__Stated problem__. Reproduce the listing below exactly, minus its pictures.

__Information supplied__.
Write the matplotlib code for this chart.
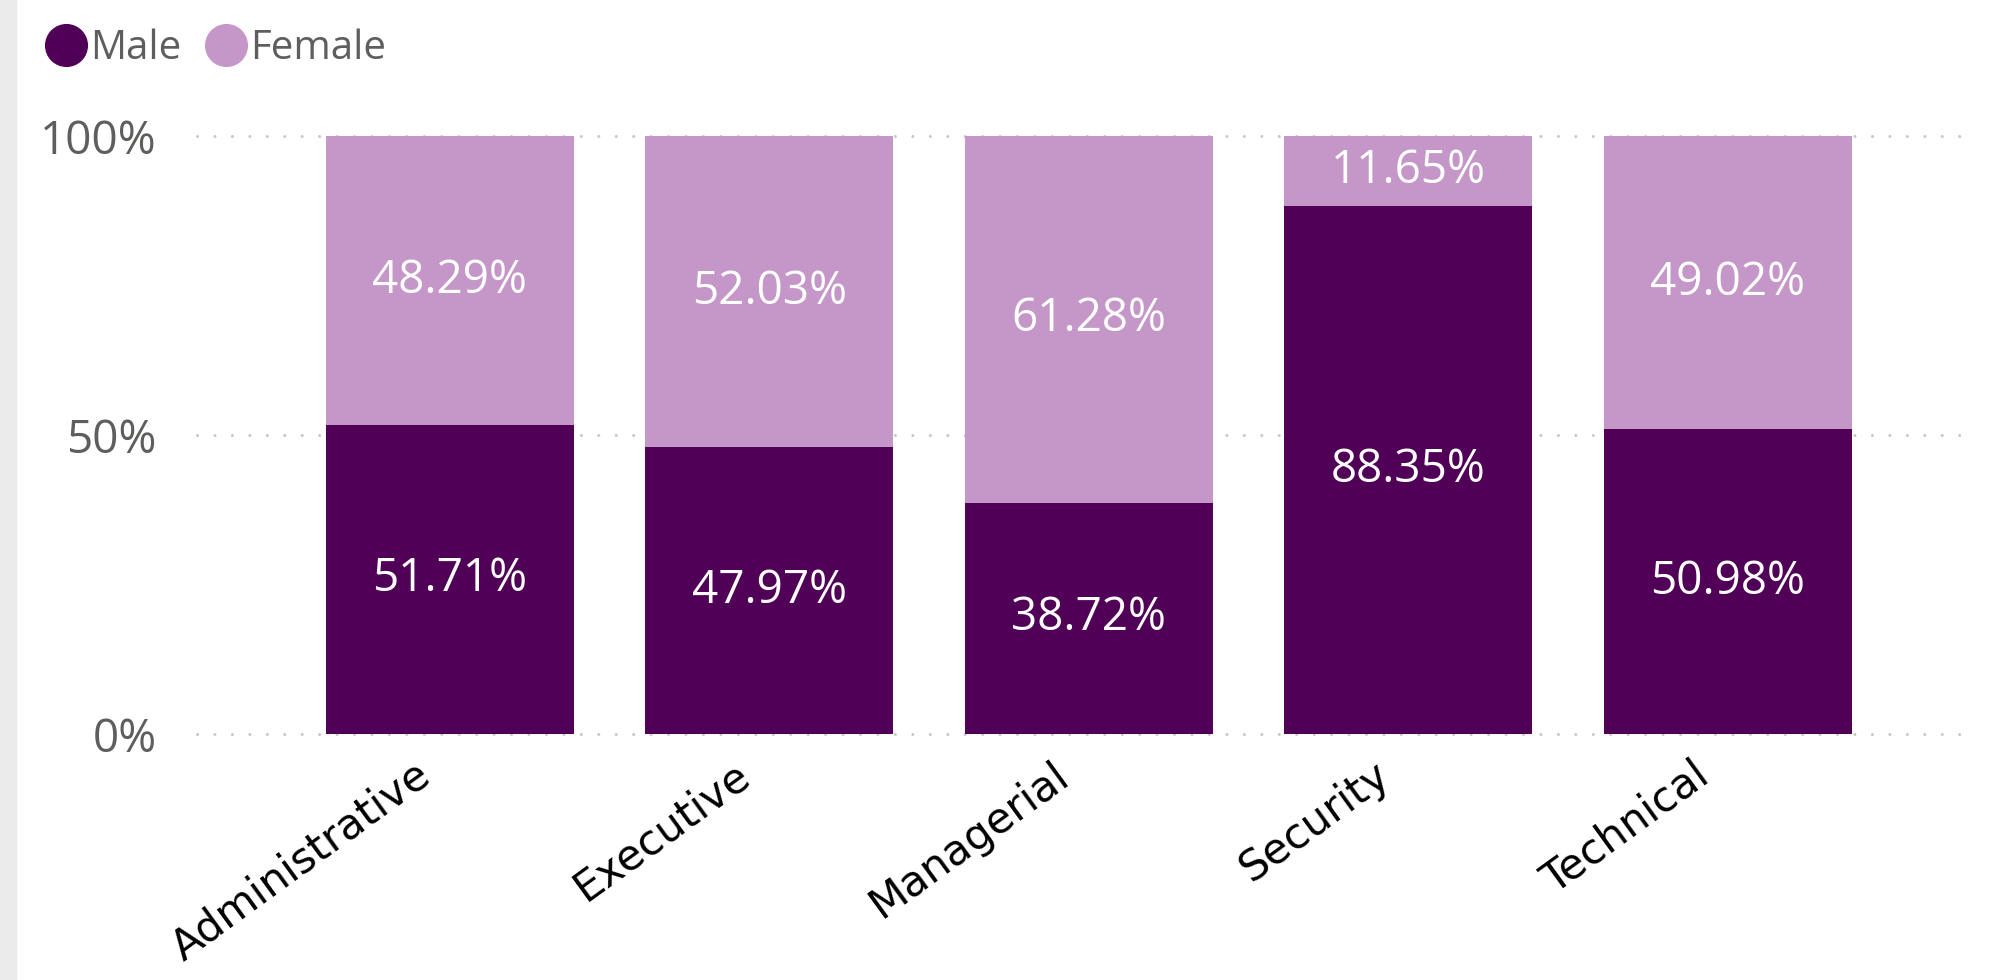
import matplotlib
matplotlib.use("Agg")
import matplotlib.pyplot as plt
from matplotlib.lines import Line2D
from matplotlib.patches import Rectangle
import matplotlib.transforms as mtransforms
import numpy as np

categories = ["Administrative", "Executive", "Managerial", "Security", "Technical"]
male = [51.71, 47.97, 38.72, 88.35, 50.98]
female = [48.29, 52.03, 61.28, 11.65, 49.02]
yticks = [0, 50, 100]
ytick_labels = ["0%", "50%", "100%"]

MALE_C = "#500057"
FEMALE_C = "#C497C8"
GRAY = "#605E5C"

plt.rcParams['font.family'] = ['Open Sans', 'DejaVu Sans']

fig = plt.figure(figsize=(19.97, 9.8), dpi=100)
fig.patches.append(Rectangle((0, 0), 16 / 1997, 1, transform=fig.transFigure,
                             color="#EBEBEB", zorder=0))
ax = fig.add_axes([0.0987, 0.251, 0.8898, 0.610])

x = np.arange(len(categories))
w = 0.776
mv = np.array(male)
fv = np.array(female)
ax.bar(x, mv, width=w, color=MALE_C, zorder=2)
ax.bar(x, fv, width=w, bottom=mv, color=FEMALE_C, zorder=2)

for i in range(len(categories)):
    ax.text(x[i], mv[i] / 2, f"{mv[i]:.2f}%", color="white", ha="center",
            va="center", fontsize=33, zorder=3)
    ax.text(x[i], mv[i] + fv[i] / 2, f"{fv[i]:.2f}%", color="white", ha="center",
            va="center", fontsize=33, zorder=3)

ax.set_xlim(-0.79, 4.77)
ax.set_ylim(0, 100)
ax.set_yticks(yticks)
ax.set_yticklabels(ytick_labels, fontsize=33, color=GRAY)
ax.set_xticks(x)
ax.set_xticklabels(categories, rotation=36, ha="right", rotation_mode="anchor",
                   fontsize=30.5, color="black", family=["DejaVu Sans"])
ax.tick_params(axis="both", length=0)
ax.tick_params(axis="y", pad=29)
ax.tick_params(axis="x", pad=14)
offset = mtransforms.ScaledTranslation(-0.36, 0, fig.dpi_scale_trans)
for lab in ax.get_xticklabels():
    lab.set_transform(lab.get_transform() + offset)
for s in ax.spines.values():
    s.set_visible(False)

ax.yaxis.grid(True, color="#C8C8C8", linewidth=2.2, linestyle=(0, (0.01, 5.7)),
              zorder=1)
ax.set_axisbelow(True)
for gl in ax.get_ygridlines():
    gl.set_clip_on(False)
    gl.set_dash_capstyle("round")

handles = [Line2D([], [], marker="o", linestyle="none", markersize=30,
                  markerfacecolor=MALE_C, markeredgecolor=MALE_C, label="Male"),
           Line2D([], [], marker="o", linestyle="none", markersize=30,
                  markerfacecolor=FEMALE_C, markeredgecolor=FEMALE_C, label="Female")]
leg = fig.legend(handles=handles, loc="center left", bbox_to_anchor=(0.013, 0.950),
                 ncol=2, frameon=False, fontsize=29, handletextpad=0.0,
                 columnspacing=0.5, handlelength=1.2, borderaxespad=0)
for t in leg.get_texts():
    t.set_color(GRAY)

fig.savefig("out.png", dpi=100)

__Final result__.
Write the matplotlib code for this chart.
import matplotlib
matplotlib.use("Agg")
import matplotlib.pyplot as plt
from matplotlib.lines import Line2D
from matplotlib.patches import Rectangle
import matplotlib.transforms as mtransforms
import numpy as np

categories = ["Administrative", "Executive", "Managerial", "Security", "Technical"]
male = [51.71, 47.97, 38.72, 88.35, 50.98]
female = [48.29, 52.03, 61.28, 11.65, 49.02]
yticks = [0, 50, 100]
ytick_labels = ["0%", "50%", "100%"]

MALE_C = "#500057"
FEMALE_C = "#C497C8"
GRAY = "#605E5C"

plt.rcParams['font.family'] = ['Open Sans', 'DejaVu Sans']

fig = plt.figure(figsize=(19.97, 9.8), dpi=100)
fig.patches.append(Rectangle((0, 0), 16 / 1997, 1, transform=fig.transFigure,
                             color="#EBEBEB", zorder=0))
ax = fig.add_axes([0.0987, 0.251, 0.8898, 0.610])

x = np.arange(len(categories))
w = 0.776
mv = np.array(male)
fv = np.array(female)
ax.bar(x, mv, width=w, color=MALE_C, zorder=2)
ax.bar(x, fv, width=w, bottom=mv, color=FEMALE_C, zorder=2)

for i in range(len(categories)):
    ax.text(x[i], mv[i] / 2, f"{mv[i]:.2f}%", color="white", ha="center",
            va="center", fontsize=33, zorder=3)
    ax.text(x[i], mv[i] + fv[i] / 2, f"{fv[i]:.2f}%", color="white", ha="center",
            va="center", fontsize=33, zorder=3)

ax.set_xlim(-0.79, 4.77)
ax.set_ylim(0, 100)
ax.set_yticks(yticks)
ax.set_yticklabels(ytick_labels, fontsize=33, color=GRAY)
ax.set_xticks(x)
ax.set_xticklabels(categories, rotation=36, ha="right", rotation_mode="anchor",
                   fontsize=30.5, color="black", family=["DejaVu Sans"])
ax.tick_params(axis="both", length=0)
ax.tick_params(axis="y", pad=29)
ax.tick_params(axis="x", pad=14)
offset = mtransforms.ScaledTranslation(-0.36, 0, fig.dpi_scale_trans)
for lab in ax.get_xticklabels():
    lab.set_transform(lab.get_transform() + offset)
for s in ax.spines.values():
    s.set_visible(False)

ax.yaxis.grid(True, color="#C8C8C8", linewidth=2.2, linestyle=(0, (0.01, 5.7)),
              zorder=1)
ax.set_axisbelow(True)
for gl in ax.get_ygridlines():
    gl.set_clip_on(False)
    gl.set_dash_capstyle("round")

handles = [Line2D([], [], marker="o", linestyle="none", markersize=30,
                  markerfacecolor=MALE_C, markeredgecolor=MALE_C, label="Male"),
           Line2D([], [], marker="o", linestyle="none", markersize=30,
                  markerfacecolor=FEMALE_C, markeredgecolor=FEMALE_C, label="Female")]
leg = fig.legend(handles=handles, loc="center left", bbox_to_anchor=(0.013, 0.950),
                 ncol=2, frameon=False, fontsize=29, handletextpad=0.0,
                 columnspacing=0.5, handlelength=1.2, borderaxespad=0)
for t in leg.get_texts():
    t.set_color(GRAY)

fig.savefig("out.png", dpi=100)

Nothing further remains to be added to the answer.